▶ _REQUIRED WORK_: Write out the entries verbatim and leave the images out of the copy.
######
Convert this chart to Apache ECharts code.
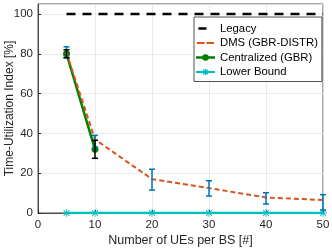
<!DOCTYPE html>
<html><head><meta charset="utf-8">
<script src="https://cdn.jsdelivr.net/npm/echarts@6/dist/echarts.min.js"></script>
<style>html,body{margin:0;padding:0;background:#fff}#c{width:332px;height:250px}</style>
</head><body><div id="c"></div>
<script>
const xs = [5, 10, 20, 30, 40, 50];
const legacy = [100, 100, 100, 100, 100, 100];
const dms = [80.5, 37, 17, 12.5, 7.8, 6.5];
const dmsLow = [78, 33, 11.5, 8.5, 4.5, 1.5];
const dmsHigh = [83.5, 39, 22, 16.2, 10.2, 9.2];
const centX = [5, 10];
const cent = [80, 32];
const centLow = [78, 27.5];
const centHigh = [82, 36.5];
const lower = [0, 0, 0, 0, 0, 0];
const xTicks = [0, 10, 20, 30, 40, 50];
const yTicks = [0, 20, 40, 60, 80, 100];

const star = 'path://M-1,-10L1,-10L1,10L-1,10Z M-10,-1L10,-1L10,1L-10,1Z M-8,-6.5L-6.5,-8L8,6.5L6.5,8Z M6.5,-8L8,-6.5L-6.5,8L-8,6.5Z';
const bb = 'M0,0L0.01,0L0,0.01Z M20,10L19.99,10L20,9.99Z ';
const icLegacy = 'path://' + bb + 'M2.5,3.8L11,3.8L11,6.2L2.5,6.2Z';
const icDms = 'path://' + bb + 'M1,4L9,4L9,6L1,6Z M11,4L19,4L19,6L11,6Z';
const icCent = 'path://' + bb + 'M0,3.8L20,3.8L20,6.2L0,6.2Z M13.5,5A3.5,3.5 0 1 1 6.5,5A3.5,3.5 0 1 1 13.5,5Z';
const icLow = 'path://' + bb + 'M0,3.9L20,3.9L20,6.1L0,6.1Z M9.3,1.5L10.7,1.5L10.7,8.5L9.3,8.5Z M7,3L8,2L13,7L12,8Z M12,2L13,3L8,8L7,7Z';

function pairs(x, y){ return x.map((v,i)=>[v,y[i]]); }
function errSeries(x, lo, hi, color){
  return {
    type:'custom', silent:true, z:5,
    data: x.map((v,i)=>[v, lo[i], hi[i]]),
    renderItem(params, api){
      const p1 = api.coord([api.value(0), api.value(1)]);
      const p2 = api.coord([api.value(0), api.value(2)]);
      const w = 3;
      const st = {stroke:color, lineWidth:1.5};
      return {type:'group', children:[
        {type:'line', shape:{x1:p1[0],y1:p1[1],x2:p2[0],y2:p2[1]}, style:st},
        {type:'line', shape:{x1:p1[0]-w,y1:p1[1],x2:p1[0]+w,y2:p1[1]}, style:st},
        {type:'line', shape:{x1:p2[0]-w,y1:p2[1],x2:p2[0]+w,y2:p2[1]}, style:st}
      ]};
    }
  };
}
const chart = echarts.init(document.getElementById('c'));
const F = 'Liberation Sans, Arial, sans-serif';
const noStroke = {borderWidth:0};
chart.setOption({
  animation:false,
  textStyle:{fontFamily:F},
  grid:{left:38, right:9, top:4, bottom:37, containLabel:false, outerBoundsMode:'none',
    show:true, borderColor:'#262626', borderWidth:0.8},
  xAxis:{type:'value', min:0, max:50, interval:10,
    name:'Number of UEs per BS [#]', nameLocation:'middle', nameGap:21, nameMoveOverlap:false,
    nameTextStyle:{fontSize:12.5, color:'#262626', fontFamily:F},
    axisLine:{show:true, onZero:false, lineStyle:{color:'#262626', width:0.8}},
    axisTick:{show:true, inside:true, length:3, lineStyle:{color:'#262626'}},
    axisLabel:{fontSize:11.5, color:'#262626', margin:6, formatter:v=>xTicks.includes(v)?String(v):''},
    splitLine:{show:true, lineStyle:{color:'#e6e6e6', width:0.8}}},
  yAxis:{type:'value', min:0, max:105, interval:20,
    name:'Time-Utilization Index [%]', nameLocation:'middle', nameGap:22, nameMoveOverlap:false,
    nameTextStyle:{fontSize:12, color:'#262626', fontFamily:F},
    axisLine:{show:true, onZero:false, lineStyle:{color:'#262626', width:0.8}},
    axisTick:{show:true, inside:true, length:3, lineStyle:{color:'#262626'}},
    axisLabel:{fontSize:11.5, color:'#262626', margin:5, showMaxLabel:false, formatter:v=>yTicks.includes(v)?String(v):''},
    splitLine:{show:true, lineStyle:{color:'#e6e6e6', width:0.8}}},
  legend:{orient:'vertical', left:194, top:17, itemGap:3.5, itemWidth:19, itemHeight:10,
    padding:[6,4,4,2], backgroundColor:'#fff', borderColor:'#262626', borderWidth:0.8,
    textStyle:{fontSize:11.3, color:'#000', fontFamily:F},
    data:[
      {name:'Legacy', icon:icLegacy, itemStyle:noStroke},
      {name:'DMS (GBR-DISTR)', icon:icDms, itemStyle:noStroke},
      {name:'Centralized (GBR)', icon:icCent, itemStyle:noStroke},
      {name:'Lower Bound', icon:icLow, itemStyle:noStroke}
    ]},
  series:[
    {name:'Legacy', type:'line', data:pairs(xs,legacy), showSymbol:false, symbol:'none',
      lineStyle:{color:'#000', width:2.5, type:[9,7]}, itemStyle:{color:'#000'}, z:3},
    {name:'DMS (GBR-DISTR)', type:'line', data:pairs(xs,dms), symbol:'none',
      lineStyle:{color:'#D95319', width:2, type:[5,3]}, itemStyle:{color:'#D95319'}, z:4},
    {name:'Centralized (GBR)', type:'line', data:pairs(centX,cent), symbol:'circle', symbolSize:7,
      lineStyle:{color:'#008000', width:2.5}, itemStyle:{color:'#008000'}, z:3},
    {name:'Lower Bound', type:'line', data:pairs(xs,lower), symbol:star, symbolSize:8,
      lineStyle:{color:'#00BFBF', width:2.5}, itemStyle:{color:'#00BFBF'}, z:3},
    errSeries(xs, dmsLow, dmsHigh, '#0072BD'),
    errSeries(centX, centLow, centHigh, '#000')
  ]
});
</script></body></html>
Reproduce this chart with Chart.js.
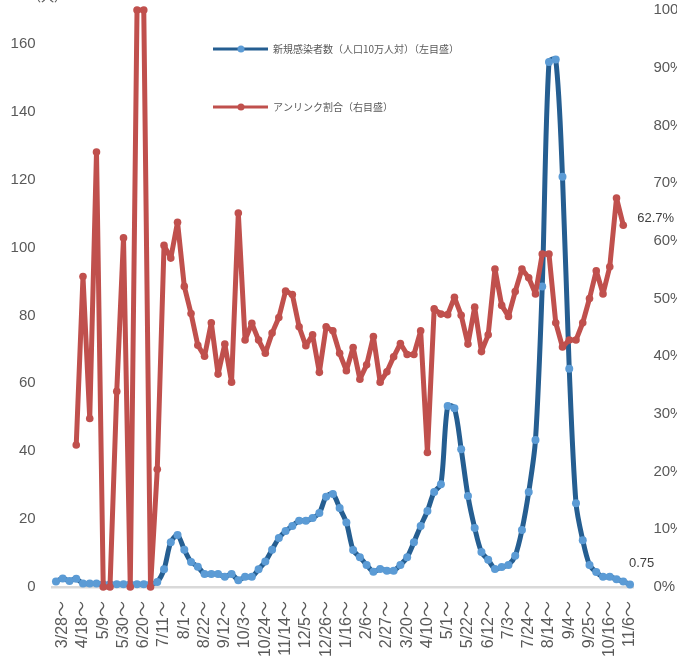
######
▶ _EXERCISE RESULT_:
Convert this chart to Apache ECharts code.
<!DOCTYPE html>
<html><head><meta charset="utf-8">
<script src="https://cdn.jsdelivr.net/npm/echarts@6/dist/echarts.min.js"></script>
<style>html,body{margin:0;padding:0;background:#fff}#c{width:332px;height:250px}</style>
</head><body><div id="c"></div>
<script>
const xs = [5, 10, 20, 30, 40, 50];
const legacy = [100, 100, 100, 100, 100, 100];
const dms = [80.5, 37, 17, 12.5, 7.8, 6.5];
const dmsLow = [78, 33, 11.5, 8.5, 4.5, 1.5];
const dmsHigh = [83.5, 39, 22, 16.2, 10.2, 9.2];
const centX = [5, 10];
const cent = [80, 32];
const centLow = [78, 27.5];
const centHigh = [82, 36.5];
const lower = [0, 0, 0, 0, 0, 0];
const xTicks = [0, 10, 20, 30, 40, 50];
const yTicks = [0, 20, 40, 60, 80, 100];

const star = 'path://M-1,-10L1,-10L1,10L-1,10Z M-10,-1L10,-1L10,1L-10,1Z M-8,-6.5L-6.5,-8L8,6.5L6.5,8Z M6.5,-8L8,-6.5L-6.5,8L-8,6.5Z';
const bb = 'M0,0L0.01,0L0,0.01Z M20,10L19.99,10L20,9.99Z ';
const icLegacy = 'path://' + bb + 'M2.5,3.8L11,3.8L11,6.2L2.5,6.2Z';
const icDms = 'path://' + bb + 'M1,4L9,4L9,6L1,6Z M11,4L19,4L19,6L11,6Z';
const icCent = 'path://' + bb + 'M0,3.8L20,3.8L20,6.2L0,6.2Z M13.5,5A3.5,3.5 0 1 1 6.5,5A3.5,3.5 0 1 1 13.5,5Z';
const icLow = 'path://' + bb + 'M0,3.9L20,3.9L20,6.1L0,6.1Z M9.3,1.5L10.7,1.5L10.7,8.5L9.3,8.5Z M7,3L8,2L13,7L12,8Z M12,2L13,3L8,8L7,7Z';

function pairs(x, y){ return x.map((v,i)=>[v,y[i]]); }
function errSeries(x, lo, hi, color){
  return {
    type:'custom', silent:true, z:5,
    data: x.map((v,i)=>[v, lo[i], hi[i]]),
    renderItem(params, api){
      const p1 = api.coord([api.value(0), api.value(1)]);
      const p2 = api.coord([api.value(0), api.value(2)]);
      const w = 3;
      const st = {stroke:color, lineWidth:1.5};
      return {type:'group', children:[
        {type:'line', shape:{x1:p1[0],y1:p1[1],x2:p2[0],y2:p2[1]}, style:st},
        {type:'line', shape:{x1:p1[0]-w,y1:p1[1],x2:p1[0]+w,y2:p1[1]}, style:st},
        {type:'line', shape:{x1:p2[0]-w,y1:p2[1],x2:p2[0]+w,y2:p2[1]}, style:st}
      ]};
    }
  };
}
const chart = echarts.init(document.getElementById('c'));
const F = 'Liberation Sans, Arial, sans-serif';
const noStroke = {borderWidth:0};
chart.setOption({
  animation:false,
  textStyle:{fontFamily:F},
  grid:{left:38, right:9, top:4, bottom:37, containLabel:false, outerBoundsMode:'none',
    show:true, borderColor:'#262626', borderWidth:0.8},
  xAxis:{type:'value', min:0, max:50, interval:10,
    name:'Number of UEs per BS [#]', nameLocation:'middle', nameGap:21, nameMoveOverlap:false,
    nameTextStyle:{fontSize:12.5, color:'#262626', fontFamily:F},
    axisLine:{show:true, onZero:false, lineStyle:{color:'#262626', width:0.8}},
    axisTick:{show:true, inside:true, length:3, lineStyle:{color:'#262626'}},
    axisLabel:{fontSize:11.5, color:'#262626', margin:6, formatter:v=>xTicks.includes(v)?String(v):''},
    splitLine:{show:true, lineStyle:{color:'#e6e6e6', width:0.8}}},
  yAxis:{type:'value', min:0, max:105, interval:20,
    name:'Time-Utilization Index [%]', nameLocation:'middle', nameGap:22, nameMoveOverlap:false,
    nameTextStyle:{fontSize:12, color:'#262626', fontFamily:F},
    axisLine:{show:true, onZero:false, lineStyle:{color:'#262626', width:0.8}},
    axisTick:{show:true, inside:true, length:3, lineStyle:{color:'#262626'}},
    axisLabel:{fontSize:11.5, color:'#262626', margin:5, showMaxLabel:false, formatter:v=>yTicks.includes(v)?String(v):''},
    splitLine:{show:true, lineStyle:{color:'#e6e6e6', width:0.8}}},
  legend:{orient:'vertical', left:194, top:17, itemGap:3.5, itemWidth:19, itemHeight:10,
    padding:[6,4,4,2], backgroundColor:'#fff', borderColor:'#262626', borderWidth:0.8,
    textStyle:{fontSize:11.3, color:'#000', fontFamily:F},
    data:[
      {name:'Legacy', icon:icLegacy, itemStyle:noStroke},
      {name:'DMS (GBR-DISTR)', icon:icDms, itemStyle:noStroke},
      {name:'Centralized (GBR)', icon:icCent, itemStyle:noStroke},
      {name:'Lower Bound', icon:icLow, itemStyle:noStroke}
    ]},
  series:[
    {name:'Legacy', type:'line', data:pairs(xs,legacy), showSymbol:false, symbol:'none',
      lineStyle:{color:'#000', width:2.5, type:[9,7]}, itemStyle:{color:'#000'}, z:3},
    {name:'DMS (GBR-DISTR)', type:'line', data:pairs(xs,dms), symbol:'none',
      lineStyle:{color:'#D95319', width:2, type:[5,3]}, itemStyle:{color:'#D95319'}, z:4},
    {name:'Centralized (GBR)', type:'line', data:pairs(centX,cent), symbol:'circle', symbolSize:7,
      lineStyle:{color:'#008000', width:2.5}, itemStyle:{color:'#008000'}, z:3},
    {name:'Lower Bound', type:'line', data:pairs(xs,lower), symbol:star, symbolSize:8,
      lineStyle:{color:'#00BFBF', width:2.5}, itemStyle:{color:'#00BFBF'}, z:3},
    errSeries(xs, dmsLow, dmsHigh, '#0072BD'),
    errSeries(centX, centLow, centHigh, '#000')
  ]
});
</script></body></html>
Reproduce this chart with Chart.js.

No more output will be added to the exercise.